Mark Andrews is one of the best tight ends in the NFL, but the three-time Pro-Bowler may not have developed the way he has if the Baltimore Ravens had gone in a different direction five years earlier.
The Ravens might have drafted Travis Kelce back in 2013, but he went to the Kansas City Chiefs in the third round. Kelce has since become the dominant tight end of his era and a two-time Super Bowl champion, but things might have been different had it not been for an awkward pre-draft meeting with the Ravens and then-general Ozzie Newsome.
Kelce recounted the details of the visit when speaking on an edition of the New Heights podcast with his brother, Philadelphia Eagles’ five-time All-Pro center Jason Kelce. The younger Kelce remembered his nerves about meeting Newsome, a Hall of Fame tight end for the Cleveland Browns who knew the family through Kelce’s uncle Donald.
Although Kelce “just always looked up to” Newsome, the latter offered a blunt assessment of Kelce’s litany of personal foul penalties during his collegiate days at Cincinnati: “Son, are you an a**hole?”
Ultimately, Kelce was long gone before the Ravens picked 94th overall in the third round. Instead, Newsome would have to wait until 2018 to find the Ravens a playmaker at tight end.
Not seeing a path to smoothing out Kelce’s rough edges counts as a rare miss for one of the best talent-spotters in league history.
Ravens Missed Out on Hall-of-Fame Talent Amid Mixed Draft Haul
Newsome usually served the Ravens well on draft day. He was responsible for taking two future Hall of Famers, left tackle Jonathan Ogden and middle linebacker Ray Lewis, with the franchise’s first ever draft picks in 1996.
Yet, Newsome could have added a third Canton-worthy inductee in 2013. Instead, he drafted inside linebacker Arthur Brown 56th overall, seven picks before Kelce came off the board, per Pro Football Reference.
Brown struggled to replace Lewis, playing just four seasons with three different teams, including the New York Jets. Newsome’s top pick that year fared no better trying to replace a franchise legend. Matt Elam was no substitute for Ed Reed, experiencing issues “wrapping up ball carriers and getting beat deep on pass plays,” according to ESPN’s Jamison Hensley.
The top end of this draft class proved below par, but Newsome scored hits with nose tackle Brandon Williams in Round 3, along with getting eventual starting center Ryan Jensen in the sixth. In between, the Ravens selected Kyle Juszczyk, who became a perennial Pro-Bowl fullback, beginning in 2016.
Unfortunately for the Ravens, no member of this trio still plies their trade at M&T Bank Stadium. It means Newsome missed out on getting a one-team star in Kelce, who has recorded seven-straight 1,000-yard seasons.

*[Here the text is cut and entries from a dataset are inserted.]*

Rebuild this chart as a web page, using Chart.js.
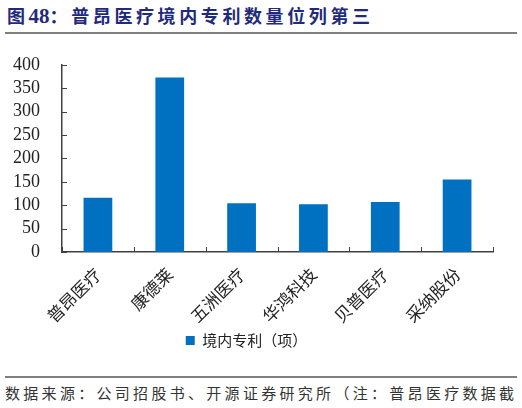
<!DOCTYPE html>
<html lang="zh">
<head>
<meta charset="UTF-8">
<title>普昂医疗境内专利数量位列第三</title>
<script src="https://cdn.jsdelivr.net/npm/chart.js"></script>
<style>
    body {
        margin: 0;
        background: #ffffff;
        width: 522px;
        height: 408px;
        overflow: hidden;
        position: relative;
        font-family: "Noto Sans CJK SC", sans-serif;
    }
    .title {
        position: absolute;
        left: 7px;
        top: 2px;
        font-size: 18px;
        font-weight: bold;
        color: #1f2a7c;
        letter-spacing: 3.6px;
        white-space: nowrap;
    }
    .title .num { font-family: "Liberation Serif", serif; font-size: 21px; letter-spacing: 0; }
    .rule {
        position: absolute;
        left: 5px;
        width: 512px;
        height: 2px;
        background: #808080;
    }
    .src {
        position: absolute;
        left: 5px;
        top: 382px;
        font-size: 15px;
        color: #333333;
        letter-spacing: 3.3px;
        white-space: nowrap;
    }
    #box {
        position: absolute;
        left: 0;
        top: 40px;
        width: 522px;
        height: 318px;
    }
</style>
</head>
<body>
    <div class="title">图<span class="num">48</span>：普昂医疗境内专利数量位列第三</div>
    <div class="rule" style="top:32px"></div>
    <div id="box"><canvas id="chart"></canvas></div>
    <div class="rule" style="top:376px"></div>
    <div class="src">数据来源：公司招股书、开源证券研究所（注：普昂医疗数据截</div>

<script>
    // 数据
    const companies = ['普昂医疗', '康德莱', '五洲医疗', '华鸿科技', '贝普医疗', '采纳股份'];
    const patents = [116, 373, 104, 102, 107, 155];
    const yTicks = [0, 50, 100, 150, 200, 250, 300, 350, 400];
    const seriesName = '境内专利（项）';

    const axisColor = '#404040';

    // 向内的刻度线
    const innerTicks = {
        id: 'innerTicks',
        afterDraw(chart) {
            const ctx = chart.ctx;
            const x = chart.scales.x;
            const y = chart.scales.y;
            const area = chart.chartArea;
            ctx.save();
            ctx.strokeStyle = axisColor;
            ctx.lineWidth = 1;
            ctx.beginPath();
            yTicks.forEach(v => {
                const py = Math.round(y.getPixelForValue(v)) + 0.5;
                ctx.moveTo(area.left, py);
                ctx.lineTo(area.left + 5, py);
            });
            for (let i = 0; i <= companies.length; i++) {
                const px = Math.round(x.getPixelForValue(i - 0.5)) + 0.5;
                ctx.moveTo(px, area.bottom);
                ctx.lineTo(px, area.bottom - 5);
            }
            ctx.stroke();
            ctx.restore();
        }
    };

    new Chart(document.getElementById('chart'), {
        type: 'bar',
        data: {
            labels: companies,
            datasets: [{
                label: seriesName,
                data: patents,
                backgroundColor: '#0070c0',
                borderWidth: 0,
                barPercentage: 0.4,
                categoryPercentage: 1.0
            }]
        },
        options: {
            responsive: true,
            maintainAspectRatio: false,
            animation: false,
            layout: { padding: { top: 19, right: 29, left: 0, bottom: 0 } },
            plugins: {
                legend: {
                    position: 'bottom',
                    labels: {
                        boxWidth: 9,
                        boxHeight: 9,
                        padding: 6,
                        color: '#222',
                        font: { family: 'Noto Sans CJK SC', size: 15 }
                    }
                },
                tooltip: { enabled: false }
            },
            scales: {
                x: {
                    grid: { display: false, offset: true },
                    border: { color: axisColor, width: 1.5 },
                    ticks: {
                        minRotation: 45,
                        maxRotation: 45,
                        padding: 4,
                        color: '#222',
                        font: { family: 'Noto Sans CJK SC', size: 17 }
                    },
                    afterFit(scale) { scale.height = 75; }
                },
                y: {
                    min: 0,
                    max: 400,
                    grid: { display: false },
                    border: { color: axisColor, width: 1.5 },
                    ticks: {
                        stepSize: 50,
                        autoSkip: false,
                        padding: 14,
                        color: '#222',
                        font: { family: 'Liberation Serif', size: 18 }
                    },
                    afterFit(scale) { scale.width = 62; }
                }
            }
        },
        plugins: [innerTicks]
    });
</script>
</body>
</html>
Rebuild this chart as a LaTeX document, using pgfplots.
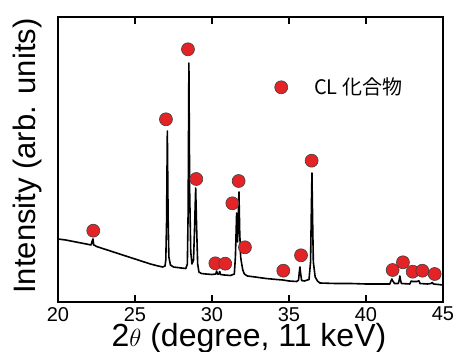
\documentclass[border=0pt]{standalone}
\usepackage{fontspec}
\setmainfont{Liberation Sans}
\newfontfamily\cjk{Noto Sans CJK JP}
\usepackage{pgfplots}
\pgfplotsset{compat=1.18}
\definecolor{mred}{RGB}{227,35,38}
\begin{document}
\begin{tikzpicture}
\useasboundingbox (-58pt,-50pt) rectangle (397pt,302pt);
\begin{axis}[
  scale only axis, width=385pt, height=285pt,
  xmin=20, xmax=45, ymin=0, ymax=285,
  xtick={20,25,30,35,40,45}, ytick=\empty,
  tick align=inside, major tick length=7pt,
  every tick/.style={black, line width=1.4pt},
  axis line style={line width=1.6pt},
  /pgf/number format/assume math mode=true,
  ticklabel style={font=\fontsize{20}{24}\selectfont},
  xticklabel style={inner sep=0pt, yshift=-5pt},
  xlabel={2$\theta$ (degree, 11 keV)},
  ylabel={Intensity (arb. units)},
  xlabel style={font=\fontsize{32}{36}\selectfont, at={(axis description cs:0.496,0)}, anchor=base, inner sep=0pt, yshift=-44.5pt},
  ylabel style={font=\fontsize{31}{36}\selectfont, at={(axis description cs:-0.0416,0.512)}, anchor=south, inner sep=0pt},
  legend style={draw=none, fill=none, at={(axis cs:34.04,214.7)}, anchor=west, inner sep=0pt,
    nodes={inner sep=0pt, font=\cjk\fontsize{20}{24}\selectfont},
    /tikz/every odd column/.append style={column sep=26pt}},
  legend image code/.code={\draw[fill=mred, draw=black!75, line width=0.6pt] (6.5pt,0pt) circle (6.5pt);},
]
\addplot[black, line width=1.6pt, line join=round, forget plot] coordinates {
(20,63) (20.5,62) (21,60.5) (21.5,59) (22,57.5) (22.15,57) (22.22,61) (22.27,63) (22.32,57) (22.4,56.5)
(22.5,55.5) (23,53) (23.5,50.5) (24,48) (24.5,45.5) (25,43) (25.5,40.5) (26,38) (26.5,36) (26.8,35)
(26.95,36) (27.0,42) (27.05,80) (27.1,171) (27.15,85) (27.2,45) (27.3,37) (27.5,35) (28,34) (28.3,33.5)
(28.4,38) (28.45,90) (28.5,239) (28.55,110) (28.62,50) (28.7,38) (28.8,42) (28.87,75) (28.94,114) (29.0,75)
(29.07,38) (29.15,30) (29.3,28.5) (29.6,28) (30.0,27.5) (30.25,28) (30.3,31) (30.35,28) (30.45,28) (30.5,30.5)
(30.55,27.5) (30.8,27) (31.2,26.5) (31.45,28) (31.52,45) (31.6,89) (31.66,60) (31.72,95) (31.75,110) (31.8,70)
(31.86,45) (31.93,38) (32.0,32) (32.1,28) (32.3,26) (32.8,25) (33.5,23.5) (34.2,22.5) (34.6,22) (35.0,21)
(35.5,20.5) (35.62,22) (35.67,30) (35.71,35) (35.76,28) (35.82,21.5) (36.0,21) (36.3,22.5) (36.4,40) (36.45,90)
(36.49,129) (36.53,85) (36.58,40) (36.7,25) (36.85,21) (37.0,19) (38,18.5) (39,18.5) (40,18) (41,18)
(41.55,18) (41.62,21) (41.68,23) (41.74,21) (41.85,18.5) (42.1,18.5) (42.16,22) (42.2,26) (42.24,22) (42.3,18.5)
(42.85,18) (42.9,20) (42.94,21) (43.0,20.5) (43.3,20.5) (43.4,21) (43.45,21) (43.5,18.5) (44.0,18) (44.22,18.5)
(44.3,19.5) (44.38,18) (45,17)
};
\addplot[only marks, mark=*, mark size=6.5pt, mark options={fill=mred, draw=black!75, line width=0.6pt}] coordinates {
(22.29,71.3) (27.01,182.7) (28.44,252.7) (28.98,123) (31.73,121) (31.32,98.7) (32.14,54.7)
(30.22,38.7) (30.86,38.3) (34.63,31.3) (35.78,46.7) (36.47,141.3) (41.73,32) (42.40,39.7)
(43.03,30.3) (43.66,31.3) (44.46,28)
};
\addlegendentry{CL 化合物}
\end{axis}
\end{tikzpicture}
\end{document}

He’s also enjoyed a 4-1 record against the Ravens, making 33 catches for 435 yards and two touchdowns in the process, according to StatMuse. Kelce’s last outing vs. the Ravens yielded a 109-yard effort in 2021 that included a touchdown after dragging several defenders with him, per CBS Sports:
Missing out on hidden gems in each draft is the lot of every general manager, but Newsome made amends for the Kelce oversight by taking Andrews, fittingly in Round 3, in 2018.
Andrews has become a prolific pass-catcher, but he faces competition to be the best tight end on the Ravens’ roster. It comes from the player Newsome’s successor Eric DeCosta unearthed in the middle rounds last year.
Ravens Have the Next Potentially Dominant NFL Tight End
Isaiah Likely didn’t exactly wow audiences as a rookie, but the 2022 fourth-round pick still made 36 catches for 373 yards and three scores. His first pro touchdown came against the Tampa Bay Buccaneers in Week 8:
Likely’s best game occurred against the Cincinnati Bengals in the regular-season finale, when he snagged eight receptions for 103 yards. The strong finish to his debut campaign offers exciting proof Likely can be even more effective in 2023.
At 6’4″, 235 pounds and possessing wide receiver-like move skills, Likely’s a mismatch from a variety of alignments. New offensive coordinator Todd Monken will surely find more elaborate ways to get No. 80 heavily involved in the gameplans.
If that happens, the Ravens will unleash a tight end capable of joining the ranks of Andrews, Kelce and the game’s elite at the position.